Last Updated on June 5, 2014 by Lauren Nevidomsky
The Texas A&M to SEC rumors have heated up the past few weeks, but on Friday it reached a deafening roar. News leaked that the Board of Regents would be voting today on a move to the SEC. However, various reports have it that the SEC is unlikely to vote to allow Texas A&M into the conference. The New York Times ran a story Saturday where an SEC insider said there was only a 30-40 percent chance of the SEC voting to allow the expansion. Reports today indicate the SEC did not vote to expand yesterday when school presidents within the conference met.
Don’t despair, however, Aggies. I still believe Texas A&M will be in the SEC by the 2013 football season.
Fellow lawyer, Clay Travis, did a nice job of explaining how television contracts complicate the situation. Essentially, ESPN has contracts with both the SEC and Big 12. If Texas A&M makes the move, ESPN and the SEC could be subject to lawsuits from the Big 12. Why? ESPN’s current contract with the Big 12 states that if the conferences drops below ten members the contract is cancelled. Meanwhile, the SEC would be able to renegotiate its television contract with ESPN with the addition of a new member. If the Big 12 were to lose its television contract, it could come after both ESPN and the SEC. Accordingly, I expect ESPN to either agree to honor the contract without Texas A&M or for the Big 12 to add a new member quickly.
So, why hasn’t the SEC hasn’t issued a formal invite to Texas A&M? Legally speaking, the best way to effectuate this move is for Texas A&M to decide to leave the Big 12 before the SEC invites them to join the conference. That’s why I think you’ll hear the SEC denying any expansion until after Texas A&M has completed everything on its end. In fact, Arkansas Chancellor Dave Gearhart has confirmed Texas A&M approached the SEC, not the other way around.
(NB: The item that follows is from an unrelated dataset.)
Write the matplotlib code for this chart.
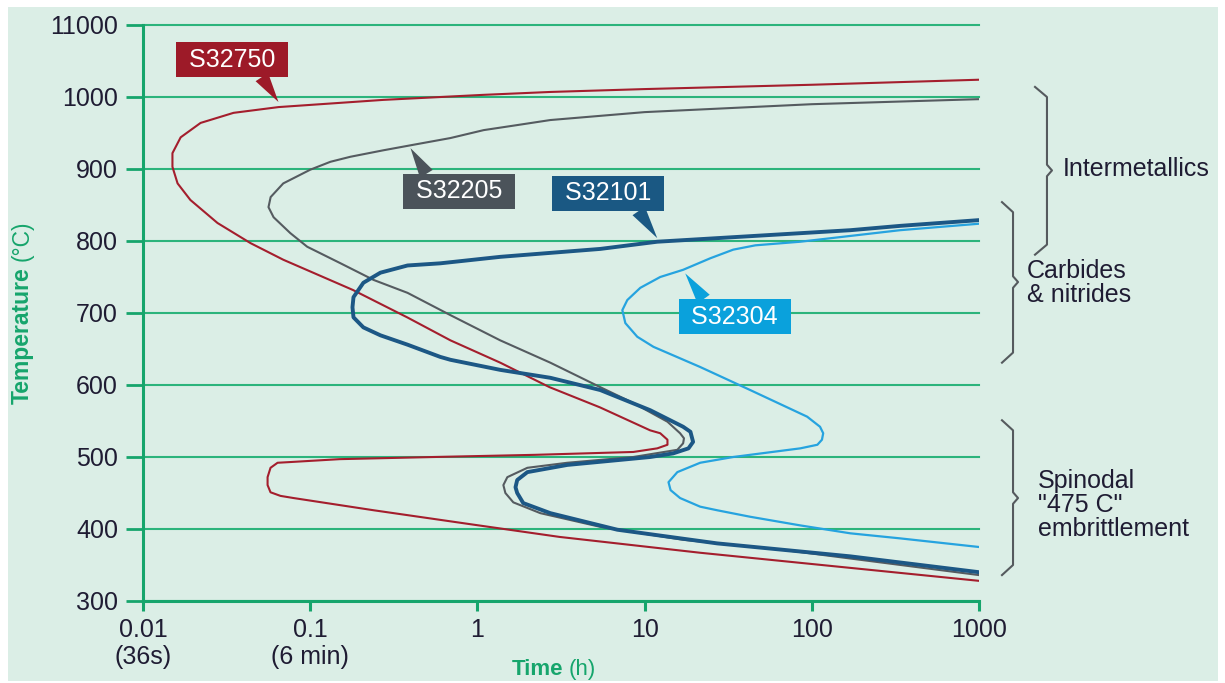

This makes it more difficult for the Big 12 to claim any kind of tortious interference by the SEC. The SEC will throw up their hands and simply say, “They came to us.”
It looks like a gamble by Texas A&M – what if they announce they’re leaving the Big 12 and then the SEC doesn’t offer? It’s certainly not the way conference realignment generally works. However, conversations have obviously been had between Texas A&M and the SEC. Despite what it may look like to the public, Texas A&M wouldn’t vote on leaving the conference if they weren’t already positive they have a new home.
I’m sure ESPN has also been involved in the conversations at some level. The SEC isn’t going to add Texas A&M without knowing the television contract will increase by enough to make adding a new member a smart decision. And remember how ESPN was involved with making this year’s Chick-Fil-A Kickoff Game between UGA and Boise State become a reality. They could be an important piece in making the situation work for all parties involved.
Bottom line: I think the SEC will be welcoming Texas A&M by the end of the week.